Warrandyte Diary, July 2014
Every year for Hurstbrige’s Wattle Festival, Sue Arnold entertains festival-goers by dressing up as ‘Miss Wattle’, a fictional beauty queen from 1910.
She jokes that Miss Wattle is only famous within a 5km radius of her house, but Cairns locals are bound to grow to love her too, after her appearance at the Cairns Ukulele Festival earlier this month.
Miss Wattle and the Panton Hill Ukulele Club wowed an audience with their 20-minute performance on one of the festival’s main stages, covering everything from calypso to Oz Rock and western swing.
“We were stupidly excited,” Sue told the Diary.
“We’re all middle aged but we we’re just as excited as kids.
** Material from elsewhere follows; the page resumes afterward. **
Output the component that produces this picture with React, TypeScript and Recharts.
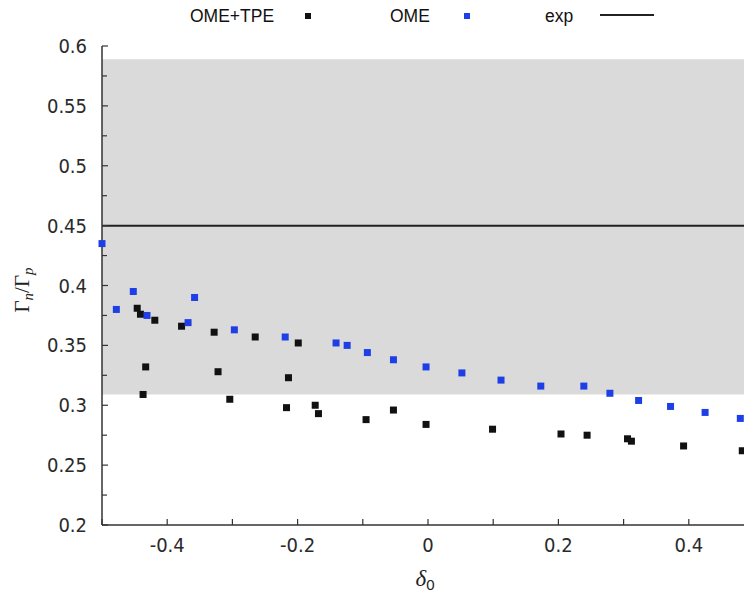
import React from 'react';
import { ScatterChart, Scatter, XAxis, YAxis, ReferenceArea, ReferenceLine } from 'recharts';

// OME+TPE (black squares)
const omeTpe = [
  { x: -0.446, y: 0.381 }, { x: -0.441, y: 0.376 }, { x: -0.437, y: 0.309 },
  { x: -0.433, y: 0.332 }, { x: -0.419, y: 0.371 }, { x: -0.378, y: 0.366 },
  { x: -0.328, y: 0.361 }, { x: -0.322, y: 0.328 }, { x: -0.304, y: 0.305 },
  { x: -0.265, y: 0.357 }, { x: -0.217, y: 0.298 }, { x: -0.214, y: 0.323 },
  { x: -0.199, y: 0.352 }, { x: -0.173, y: 0.3 }, { x: -0.168, y: 0.293 },
  { x: -0.095, y: 0.288 }, { x: -0.053, y: 0.296 }, { x: -0.003, y: 0.284 },
  { x: 0.099, y: 0.28 }, { x: 0.204, y: 0.276 }, { x: 0.244, y: 0.275 },
  { x: 0.306, y: 0.272 }, { x: 0.312, y: 0.27 }, { x: 0.392, y: 0.266 },
  { x: 0.482, y: 0.262 },
];

// OME only (blue squares)
const ome = [
  { x: -0.5, y: 0.435 }, { x: -0.478, y: 0.38 }, { x: -0.452, y: 0.395 },
  { x: -0.431, y: 0.375 }, { x: -0.368, y: 0.369 }, { x: -0.358, y: 0.39 },
  { x: -0.297, y: 0.363 }, { x: -0.219, y: 0.357 }, { x: -0.141, y: 0.352 },
  { x: -0.124, y: 0.35 }, { x: -0.093, y: 0.344 }, { x: -0.053, y: 0.338 },
  { x: -0.003, y: 0.332 }, { x: 0.052, y: 0.327 }, { x: 0.112, y: 0.321 },
  { x: 0.173, y: 0.316 }, { x: 0.239, y: 0.316 }, { x: 0.279, y: 0.31 },
  { x: 0.323, y: 0.304 }, { x: 0.372, y: 0.299 }, { x: 0.425, y: 0.294 },
  { x: 0.479, y: 0.289 },
];

// experimental value and its band
const expValue = 0.45;
const expBand = [0.309, 0.589];

const xTicks = [-0.5, -0.4, -0.3, -0.2, -0.1, 0, 0.1, 0.2, 0.3, 0.4, 0.5];
const xLabeledTicks = [-0.4, -0.2, 0, 0.2, 0.4];
const xTickLabels = ['-0.4', '-0.2', '0', '0.2', '0.4'];

const yTicks = [0.2, 0.225, 0.25, 0.275, 0.3, 0.325, 0.35, 0.375, 0.4, 0.425, 0.45, 0.475, 0.5, 0.525, 0.55, 0.575, 0.6];
const yLabeledTicks = [0.2, 0.25, 0.3, 0.35, 0.4, 0.45, 0.5, 0.55, 0.6];
const yTickLabels = ['0.2', '0.25', '0.3', '0.35', '0.4', '0.45', '0.5', '0.55', '0.6'];

const legendItems = [
  { name: 'OME+TPE', color: '#111111', kind: 'square' },
  { name: 'OME', color: '#1f3fe6', kind: 'square' },
  { name: 'exp', color: '#222222', kind: 'line' },
];

const tickFont = '"Liberation Sans Narrow", "DejaVu Sans Condensed", sans-serif';
const axisColor = '#333';

const findLabel = (v: number, vals: number[], labels: string[]) => {
  const i = vals.findIndex((t) => Math.abs(t - v) < 1e-6);
  return i >= 0 ? labels[i] : null;
};

const XTick = (props: any) => {
  const { x, y, payload } = props;
  const label = findLabel(payload.value, xLabeledTicks, xTickLabels);
  return (
    <g>
      <line x1={x} x2={x} y1={y} y2={y - 6} stroke={axisColor} strokeWidth={1.2} />
      {label && (
        <text x={x} y={y + 27} textAnchor="middle" fontFamily={tickFont} fontSize={20} fill="#2a2a2a">
          {label}
        </text>
      )}
    </g>
  );
};

const TopTick = (props: any) => {
  const { x, y } = props;
  return <line x1={x} x2={x} y1={y} y2={y + 6} stroke={axisColor} strokeWidth={1.2} />;
};

const YTick = (props: any) => {
  const { x, y, payload } = props;
  const label = findLabel(payload.value, yLabeledTicks, yTickLabels);
  return (
    <g>
      <line x1={x} x2={x + (label ? 6 : 5)} y1={y} y2={y} stroke={axisColor} strokeWidth={1.2} />
      {label && (
        <text x={x - 15} y={y + 7} textAnchor="end" fontFamily={tickFont} fontSize={20} fill="#2a2a2a">
          {label}
        </text>
      )}
    </g>
  );
};

const Square = (color: string) => (props: any) => {
  const { cx, cy } = props;
  return <rect x={cx - 3.5} y={cy - 3.5} width={7} height={7} fill={color} />;
};

const YLabel = () => (
  <text
    x={29}
    y={290}
    transform="rotate(-90, 29, 290)"
    textAnchor="middle"
    fontFamily='"Liberation Serif", "DejaVu Serif", serif'
    fontSize={21}
    fill="#222"
  >
    Γ
    <tspan fontStyle="italic" fontSize={15} dy={4}>n</tspan>
    <tspan dy={-4}>/Γ</tspan>
    <tspan fontStyle="italic" fontSize={15} dy={4}>p</tspan>
  </text>
);

const XLabel = () => (
  <text x={425} y={586} textAnchor="middle" fill="#222">
    <tspan fontFamily='"Liberation Serif", "DejaVu Serif", serif' fontStyle="italic" fontSize={23}>δ</tspan>
    <tspan fontFamily='"Liberation Sans", sans-serif' fontSize={15} dy={4}>0</tspan>
  </text>
);

const Legend = () => {
  const pos = [
    { textX: 190, markX: 308 },
    { textX: 390, markX: 467 },
    { textX: 545, markX: 600 },
  ];
  return (
    <div style={{ position: 'absolute', left: 0, top: 0, width: 744, height: 34, fontFamily: '"Liberation Sans", sans-serif', fontSize: 17.5, color: '#111' }}>
      {legendItems.map((it, i) => (
        <React.Fragment key={it.name}>
          <span style={{ position: 'absolute', left: pos[i].textX, top: 6 }}>{it.name}</span>
          {it.kind === 'square' ? (
            <span style={{ position: 'absolute', left: pos[i].markX - 3, top: 13, width: 6, height: 6, background: it.color }} />
          ) : (
            <span style={{ position: 'absolute', left: pos[i].markX, top: 14, width: 54, height: 2, background: it.color }} />
          )}
        </React.Fragment>
      ))}
    </div>
  );
};

export default function App() {
  return (
    <div style={{ position: 'fixed', left: 0, top: 0, width: 744, height: 593, overflow: 'hidden', background: '#fff' }}>
      <Legend />
      <ScatterChart width={774} height={593} margin={{ top: 46, right: 20, bottom: 0, left: 40 }}>
        <ReferenceArea y1={expBand[0]} y2={expBand[1]} x1={-0.5} x2={0.5} fill="#dadada" fillOpacity={1} stroke="none" />
        <ReferenceLine y={expValue} stroke="#222" strokeWidth={2} />
        <XAxis
          dataKey="x"
          type="number"
          domain={[-0.5, 0.5]}
          ticks={xTicks}
          interval={0}
          tickSize={0}
          tickMargin={0}
          tickLine={false}
          height={68}
          axisLine={{ stroke: axisColor, strokeWidth: 1.5 }}
          tick={<XTick />}
          label={<XLabel />}
        />
        <XAxis
          xAxisId="top"
          orientation="top"
          type="number"
          domain={[-0.5, 0.5]}
          ticks={xTicks}
          interval={0}
          tickSize={0}
          tickMargin={0}
          tickLine={false}
          height={0}
          axisLine={{ stroke: axisColor, strokeWidth: 1.5 }}
          tick={<TopTick />}
        />
        <YAxis
          dataKey="y"
          type="number"
          domain={[0.2, 0.6]}
          ticks={yTicks}
          interval={0}
          tickSize={0}
          tickMargin={0}
          tickLine={false}
          width={62}
          axisLine={{ stroke: axisColor, strokeWidth: 1.5 }}
          tick={<YTick />}
          label={<YLabel />}
        />
        <Scatter name="OME+TPE" data={omeTpe} shape={Square('#111111')} isAnimationActive={false} />
        <Scatter name="OME" data={ome} shape={Square('#1f3fe6')} isAnimationActive={false} />
      </ScatterChart>
    </div>
  );
}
For many of us – myself included – it’s the first time in Cairns.”
The festival attracts thousands of visitors from across Australia and the world, with several international ukulele artists taking part, including the so-called “modern-day master” Bartt Warburton and Abe Lagrimas Jr.
Some of the ukulele players in Miss Wattle and the Panton Hill Ukulele Club, which is a group of 10 people, had been learning for only eight weeks before heading to Cairns.
Sue says beginners generally pick up the ukulele and are playing a song within minutes, and the professional ukulele teacher and entertainer believes that’s why the ukulele is becoming more popular.
“It doesn’t take long to get enough proficiency on a ukulele to entertain people. It’s challenging enough to keep you interested for the rest of your life but simple enough for any person to pick it up and play a song within five minutes,” she said.
“A lot of the people who start my classes are in their fifties and it’s their first time learning an instrument. You really don’t have to be born with music ability – anyone can play and its gives me a thrill to see grown ups playing.”
Warrandyte resident Marjan Kiewiet, who is heading up to Cairns with the club, started learning to play the ukulele nine months ago, after seeing flyers about lessons at the Wattle Festival.
“I was hooked straightaway and it’s a wonderful, inclusive and supportive community of people. Playing with them just makes me so happy and I was really glad to go up to Cairns to perform alongside them,” Marjan said.
While in Cairns, the group also visited the Great Barrier Reef and played at the popular Kuranda Market after a trip on the Kuranda Scenic Railway.
When Sue began playing the ukulele 20 years ago, she “never imagined in a million years” that she would be heading to Cairns to play in such a major festival.
As a teenager growing up in Adelaide, Sue picked up a ukulele for the first time after becoming inspired by other kids her age who were playing music and forming their own bands.
“There was a ukulele lying around I thought I couldn’t play the drums or the saxophone like them but I could probably play the ukulele. The music I found in my grandmothers piano stool from the 1930s had instructions on how to play the ukulele in it so that’s how I taught myself. For me it was a way to be part of the music world that I love.”
Twenty years later, she holds ukulele lessons in Hurstbridge and Eltham and still loves it.
And there’s no sign of Sue giving up her passion for the ukulele any time soon, as she hopes to start classes in Warrandyte.